If you were a peasant back then you might have owned two shirts: your regular one that you wore every day, and a 'fancy' one for church, weddings etc.. When your shirt got too ragged you cut it up and tailored it into clothes for your children, or used the material to patch up holes in other clothing. When even those got too decrepit you'd use them as kitchen rags etc. until they literally disintegrated. Cloth was too valuable to waste!

We truly do live in a world of abundant excess in the modern era, and we should appreciate it.

1 comments

> We truly do live in a world of abundant excess in the modern era, and we should appreciate it.

We do, as in you and I, sure. But isn't the point here that those making things like mass-market t-shirt for very low wages are not sharing in that world of excess. At least not in an equitable manner.

Why is it that these people should work for low wages so that you and I can enjoy cheap T-shirts, but I'm not expected to produce websites and computer programs for low wages so that people can enjoy cheap business tools?

Scarcity of people who can create websites and computer programs as compared to the demand for that vs the lack of scarcity of people capable to make T-shirts vs the demand for makers of T-shirts.
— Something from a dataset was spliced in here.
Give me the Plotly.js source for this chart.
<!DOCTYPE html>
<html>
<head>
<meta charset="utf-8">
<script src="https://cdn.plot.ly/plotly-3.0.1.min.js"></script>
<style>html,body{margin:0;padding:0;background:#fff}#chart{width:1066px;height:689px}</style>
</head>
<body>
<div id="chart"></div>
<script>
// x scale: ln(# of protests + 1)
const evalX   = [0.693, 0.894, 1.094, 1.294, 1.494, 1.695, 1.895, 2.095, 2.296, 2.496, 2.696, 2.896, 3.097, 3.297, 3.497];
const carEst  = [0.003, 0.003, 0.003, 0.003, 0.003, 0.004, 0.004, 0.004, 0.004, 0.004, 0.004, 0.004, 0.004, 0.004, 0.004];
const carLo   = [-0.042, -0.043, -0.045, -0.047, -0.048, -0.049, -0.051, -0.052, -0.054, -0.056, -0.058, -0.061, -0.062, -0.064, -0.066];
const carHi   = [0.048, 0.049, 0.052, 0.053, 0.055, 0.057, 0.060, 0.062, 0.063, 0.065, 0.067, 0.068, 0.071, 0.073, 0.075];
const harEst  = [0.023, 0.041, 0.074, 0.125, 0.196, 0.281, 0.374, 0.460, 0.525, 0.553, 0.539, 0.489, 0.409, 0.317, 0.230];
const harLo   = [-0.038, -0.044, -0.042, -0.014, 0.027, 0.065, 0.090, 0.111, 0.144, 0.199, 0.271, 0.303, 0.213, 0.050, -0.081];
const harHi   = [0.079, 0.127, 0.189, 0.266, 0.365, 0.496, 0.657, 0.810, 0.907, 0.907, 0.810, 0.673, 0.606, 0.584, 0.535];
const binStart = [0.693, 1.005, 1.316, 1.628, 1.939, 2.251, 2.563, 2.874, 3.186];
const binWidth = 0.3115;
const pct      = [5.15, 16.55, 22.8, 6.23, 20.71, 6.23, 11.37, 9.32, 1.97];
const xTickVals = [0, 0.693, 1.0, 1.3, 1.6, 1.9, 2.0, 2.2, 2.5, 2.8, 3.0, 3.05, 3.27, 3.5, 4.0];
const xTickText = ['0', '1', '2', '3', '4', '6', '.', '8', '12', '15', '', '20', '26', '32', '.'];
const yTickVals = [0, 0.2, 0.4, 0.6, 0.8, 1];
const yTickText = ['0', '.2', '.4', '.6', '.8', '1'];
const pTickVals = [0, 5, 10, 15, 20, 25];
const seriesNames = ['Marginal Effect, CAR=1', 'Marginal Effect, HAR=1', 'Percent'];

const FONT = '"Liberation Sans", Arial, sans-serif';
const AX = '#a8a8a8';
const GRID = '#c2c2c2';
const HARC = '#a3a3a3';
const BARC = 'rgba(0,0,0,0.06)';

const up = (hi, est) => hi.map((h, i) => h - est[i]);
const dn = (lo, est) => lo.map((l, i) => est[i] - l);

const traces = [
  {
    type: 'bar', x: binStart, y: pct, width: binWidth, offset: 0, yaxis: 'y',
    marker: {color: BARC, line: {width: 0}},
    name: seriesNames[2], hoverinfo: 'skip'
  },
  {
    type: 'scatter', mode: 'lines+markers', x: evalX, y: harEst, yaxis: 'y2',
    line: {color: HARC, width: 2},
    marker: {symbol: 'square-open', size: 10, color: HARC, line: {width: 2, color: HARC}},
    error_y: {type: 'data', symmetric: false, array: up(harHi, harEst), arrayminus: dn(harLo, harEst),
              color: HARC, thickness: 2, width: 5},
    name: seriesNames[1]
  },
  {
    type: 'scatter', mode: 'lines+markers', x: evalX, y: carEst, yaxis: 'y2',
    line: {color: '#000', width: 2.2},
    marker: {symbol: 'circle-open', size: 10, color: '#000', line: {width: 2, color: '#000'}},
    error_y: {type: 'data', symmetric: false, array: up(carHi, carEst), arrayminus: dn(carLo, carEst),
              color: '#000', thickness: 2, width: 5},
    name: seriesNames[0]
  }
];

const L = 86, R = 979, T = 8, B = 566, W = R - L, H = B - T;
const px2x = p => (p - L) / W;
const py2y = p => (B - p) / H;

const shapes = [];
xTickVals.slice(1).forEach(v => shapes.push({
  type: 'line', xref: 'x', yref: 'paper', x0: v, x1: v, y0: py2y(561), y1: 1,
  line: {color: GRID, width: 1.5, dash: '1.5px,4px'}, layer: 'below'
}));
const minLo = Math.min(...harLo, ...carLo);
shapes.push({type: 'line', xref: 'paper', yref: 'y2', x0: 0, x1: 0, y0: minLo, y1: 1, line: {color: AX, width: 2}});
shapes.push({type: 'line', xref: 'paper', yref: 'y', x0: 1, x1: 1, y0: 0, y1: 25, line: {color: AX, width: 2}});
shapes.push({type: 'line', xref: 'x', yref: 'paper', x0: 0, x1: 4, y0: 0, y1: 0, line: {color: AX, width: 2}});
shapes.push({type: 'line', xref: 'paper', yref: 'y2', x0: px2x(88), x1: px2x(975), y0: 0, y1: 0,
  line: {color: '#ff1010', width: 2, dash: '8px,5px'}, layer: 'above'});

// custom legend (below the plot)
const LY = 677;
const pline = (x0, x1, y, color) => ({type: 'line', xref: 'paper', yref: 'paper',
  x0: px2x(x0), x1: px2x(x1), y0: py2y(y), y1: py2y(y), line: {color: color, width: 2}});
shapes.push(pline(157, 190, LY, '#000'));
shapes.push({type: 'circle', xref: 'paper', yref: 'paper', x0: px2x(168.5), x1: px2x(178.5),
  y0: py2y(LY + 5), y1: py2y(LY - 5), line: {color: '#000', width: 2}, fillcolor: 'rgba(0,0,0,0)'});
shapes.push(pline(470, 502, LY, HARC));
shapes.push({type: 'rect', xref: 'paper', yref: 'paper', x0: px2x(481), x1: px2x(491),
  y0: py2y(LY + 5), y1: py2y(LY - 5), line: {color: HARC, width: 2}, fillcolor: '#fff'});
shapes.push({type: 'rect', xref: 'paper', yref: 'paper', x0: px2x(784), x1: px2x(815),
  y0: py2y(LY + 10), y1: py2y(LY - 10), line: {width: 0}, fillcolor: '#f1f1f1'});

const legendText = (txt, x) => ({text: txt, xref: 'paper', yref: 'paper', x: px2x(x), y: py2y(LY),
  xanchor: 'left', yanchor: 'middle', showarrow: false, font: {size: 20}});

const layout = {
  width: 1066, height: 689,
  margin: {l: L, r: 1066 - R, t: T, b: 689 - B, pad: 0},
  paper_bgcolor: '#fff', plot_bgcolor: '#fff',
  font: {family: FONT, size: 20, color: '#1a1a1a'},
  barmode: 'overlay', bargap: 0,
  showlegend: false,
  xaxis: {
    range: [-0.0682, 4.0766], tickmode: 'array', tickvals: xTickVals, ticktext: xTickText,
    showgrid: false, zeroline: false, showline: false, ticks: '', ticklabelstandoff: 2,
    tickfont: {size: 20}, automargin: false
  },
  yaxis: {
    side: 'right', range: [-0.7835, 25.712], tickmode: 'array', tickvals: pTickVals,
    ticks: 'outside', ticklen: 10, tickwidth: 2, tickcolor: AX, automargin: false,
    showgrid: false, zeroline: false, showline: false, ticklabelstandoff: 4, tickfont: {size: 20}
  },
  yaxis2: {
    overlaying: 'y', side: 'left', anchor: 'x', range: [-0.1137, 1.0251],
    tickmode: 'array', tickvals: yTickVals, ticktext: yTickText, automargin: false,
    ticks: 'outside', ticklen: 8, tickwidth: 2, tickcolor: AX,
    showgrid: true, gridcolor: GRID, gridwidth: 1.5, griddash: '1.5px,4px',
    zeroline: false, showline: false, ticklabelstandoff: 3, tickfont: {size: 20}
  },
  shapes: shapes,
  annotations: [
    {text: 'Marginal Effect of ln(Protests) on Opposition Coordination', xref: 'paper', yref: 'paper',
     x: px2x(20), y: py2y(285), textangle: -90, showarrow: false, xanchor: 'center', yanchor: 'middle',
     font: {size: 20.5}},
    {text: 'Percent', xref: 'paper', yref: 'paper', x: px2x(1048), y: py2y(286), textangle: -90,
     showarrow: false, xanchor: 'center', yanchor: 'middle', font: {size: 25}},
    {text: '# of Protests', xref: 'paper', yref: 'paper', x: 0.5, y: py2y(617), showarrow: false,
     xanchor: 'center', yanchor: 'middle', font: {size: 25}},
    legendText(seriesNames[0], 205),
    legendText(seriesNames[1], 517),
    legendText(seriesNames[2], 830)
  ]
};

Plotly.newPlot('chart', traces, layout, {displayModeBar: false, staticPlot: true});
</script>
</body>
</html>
This is in large part driven by most website development being semi or entirely custom. (People who use Shopify to make storefronts or Facebook to make company landing pages don’t make the same amount as Shopify or Facebook devs.)

It seems to me that much like remote workers often get location-based pay which is lower than that for someone for doing the same work in a location like San Francisco or NYC, it's less that there is oversupply of t-shirt makers, and more that the pay rates of their local market are lower overall which puts them in a weaker bargaining position.

And when you start looking at why that is you get pretty awkward answers like: because of selectively enforced free market ideals where capital is free to move across borders but labour isn't. Which are ultimately backed up by military power.